When I started my business, I dreamt of quitting my day job within a year. I ended up staying at my 9 to 5 job until 2018.
And I have since learned that certain businesses (ones in high demand) can take an even shorter time to get going.
Since 2011, I have started many different businesses, and over time, I have identified the ingredients that make a business work.
I have seen time and time again the places that are easy—far too easy—to get stuck.
And I have also seen too many women wasting their precious time, energy, and health on launching businesses that will not give them the freedom, time, and money they desire.
One of my biggest gripes is that women are so over-targeted with hundreds of crappy business ideas, and I know firsthand because I’ve gotten coaxed into too many of them!
There are hundreds of sugar-coated highly UN-profitable companies (you KNOW exactly what I mean! The “sell-expensive-shampoo-to-your-family” type-businesses), virtual assistant gigs, coaching, copywriting, and affiliate businesses. The list truly goes on and on.
While I understand that it IS possible to find a great community in some of these companies, the reality is that you have a high chance of getting the opposite of what you want, which is freedom.
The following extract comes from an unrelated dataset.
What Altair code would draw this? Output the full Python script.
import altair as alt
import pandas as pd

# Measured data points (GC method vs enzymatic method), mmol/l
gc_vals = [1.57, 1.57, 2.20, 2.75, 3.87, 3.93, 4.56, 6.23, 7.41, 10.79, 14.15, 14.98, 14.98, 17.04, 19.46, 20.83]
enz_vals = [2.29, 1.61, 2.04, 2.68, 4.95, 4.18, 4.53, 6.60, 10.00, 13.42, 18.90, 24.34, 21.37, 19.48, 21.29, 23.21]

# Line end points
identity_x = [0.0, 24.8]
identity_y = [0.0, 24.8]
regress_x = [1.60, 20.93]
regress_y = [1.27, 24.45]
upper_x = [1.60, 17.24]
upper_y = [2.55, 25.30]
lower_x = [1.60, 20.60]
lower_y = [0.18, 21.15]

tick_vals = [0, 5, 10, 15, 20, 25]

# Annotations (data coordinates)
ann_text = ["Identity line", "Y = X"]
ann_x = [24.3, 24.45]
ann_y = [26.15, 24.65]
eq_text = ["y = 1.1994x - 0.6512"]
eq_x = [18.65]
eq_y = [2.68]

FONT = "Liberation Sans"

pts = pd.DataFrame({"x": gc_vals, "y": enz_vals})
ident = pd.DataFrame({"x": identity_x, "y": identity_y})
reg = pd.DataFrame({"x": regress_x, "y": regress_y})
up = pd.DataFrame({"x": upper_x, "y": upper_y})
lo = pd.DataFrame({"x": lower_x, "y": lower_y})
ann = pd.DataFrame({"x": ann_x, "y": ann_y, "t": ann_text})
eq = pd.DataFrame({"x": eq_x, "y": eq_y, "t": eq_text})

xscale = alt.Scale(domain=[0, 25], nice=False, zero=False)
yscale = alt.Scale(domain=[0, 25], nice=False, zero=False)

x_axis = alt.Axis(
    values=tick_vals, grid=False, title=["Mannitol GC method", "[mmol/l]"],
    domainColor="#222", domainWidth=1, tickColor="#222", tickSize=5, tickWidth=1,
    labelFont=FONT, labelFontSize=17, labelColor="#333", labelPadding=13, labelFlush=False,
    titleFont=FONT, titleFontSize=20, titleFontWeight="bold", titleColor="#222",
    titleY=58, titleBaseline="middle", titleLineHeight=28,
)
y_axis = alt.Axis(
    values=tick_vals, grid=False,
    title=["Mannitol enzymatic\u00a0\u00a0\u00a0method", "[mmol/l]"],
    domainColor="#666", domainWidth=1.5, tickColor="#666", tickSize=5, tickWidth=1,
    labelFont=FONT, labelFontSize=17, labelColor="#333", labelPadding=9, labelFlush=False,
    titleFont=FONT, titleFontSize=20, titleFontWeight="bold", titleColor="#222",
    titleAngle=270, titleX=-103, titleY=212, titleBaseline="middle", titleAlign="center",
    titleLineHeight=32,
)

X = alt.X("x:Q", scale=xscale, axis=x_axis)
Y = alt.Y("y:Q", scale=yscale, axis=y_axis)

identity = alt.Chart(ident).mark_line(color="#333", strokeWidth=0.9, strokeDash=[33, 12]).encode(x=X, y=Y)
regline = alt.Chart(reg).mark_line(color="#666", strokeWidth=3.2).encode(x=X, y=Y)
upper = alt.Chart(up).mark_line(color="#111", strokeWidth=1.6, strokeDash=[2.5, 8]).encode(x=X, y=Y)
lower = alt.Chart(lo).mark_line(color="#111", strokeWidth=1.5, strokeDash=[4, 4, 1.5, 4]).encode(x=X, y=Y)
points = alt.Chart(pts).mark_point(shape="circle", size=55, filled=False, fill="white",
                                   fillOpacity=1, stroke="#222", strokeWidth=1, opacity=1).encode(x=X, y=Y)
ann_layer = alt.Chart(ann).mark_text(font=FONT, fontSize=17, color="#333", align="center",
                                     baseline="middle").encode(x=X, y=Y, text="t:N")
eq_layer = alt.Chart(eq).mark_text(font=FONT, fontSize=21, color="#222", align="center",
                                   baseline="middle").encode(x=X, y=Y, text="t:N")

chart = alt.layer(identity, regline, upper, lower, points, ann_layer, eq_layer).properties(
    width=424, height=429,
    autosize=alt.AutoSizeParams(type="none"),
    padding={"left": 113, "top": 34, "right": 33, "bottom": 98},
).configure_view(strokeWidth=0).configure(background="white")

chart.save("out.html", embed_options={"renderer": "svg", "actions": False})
A friend at the time introduced me to the “sell-expensive-shampoo-to-your-family” business world at the age of 18 years when she suggested we have a nice dinner. I was so happy I had met such a friendly person whom I got along with super well.
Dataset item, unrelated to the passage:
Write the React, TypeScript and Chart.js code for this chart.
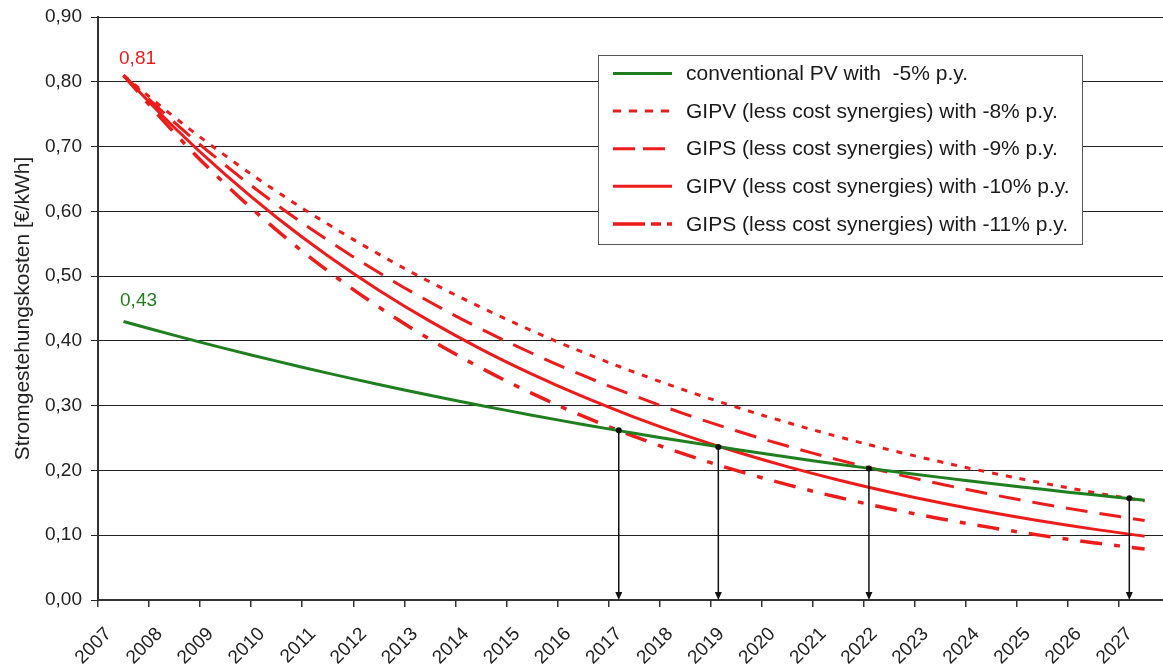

I was very disappointed to learn that my friend and her similar hobbies were just a façade. In retrospect, I learned she was most likely overly friendly because she wanted to sell me something and while I’m not against people selling me things, I like transparency and the lack of it made me feel uncomfortable.
Throughout the years, I bought into a couple of companies that asked me to do the same thing. The small hope of being the one-in-a-million to strike it rich motivated me to try it out (like buying a lottery ticket and just hoping this ticket will be the one).
In my experience, these types of businesses put too many women into prisons of expectation and false hope.
Instead, I focus now on teaching women skills for a lifetime – skills that are in demand and can be applied to any business (the skill of advertising, that is). Also, I want to point out the obvious: I am NOT a celebrity! My media features have been thin and I have had success anyway. Recently, however, I have been featured in the Entrepreneur magazine.
My clients are the ones who have been featured on shows like Oprah, Good Morning America, and Forbes!
So my most important lesson is to learn a valued skill like ad management. It will help you to be practical and proactive and acknowledge that there are some businesses where it is similar to digging for gold and hoping to strike it rich.
But if you’re careful about your research for some other businesses, it can be the equivalent of selling shovels during the gold rush.
That’s what is so wonderful though; to be truly successful, you do NOT need to have all “the stuff.”.
A fancy website isn’t even needed to get clients to pay you very well!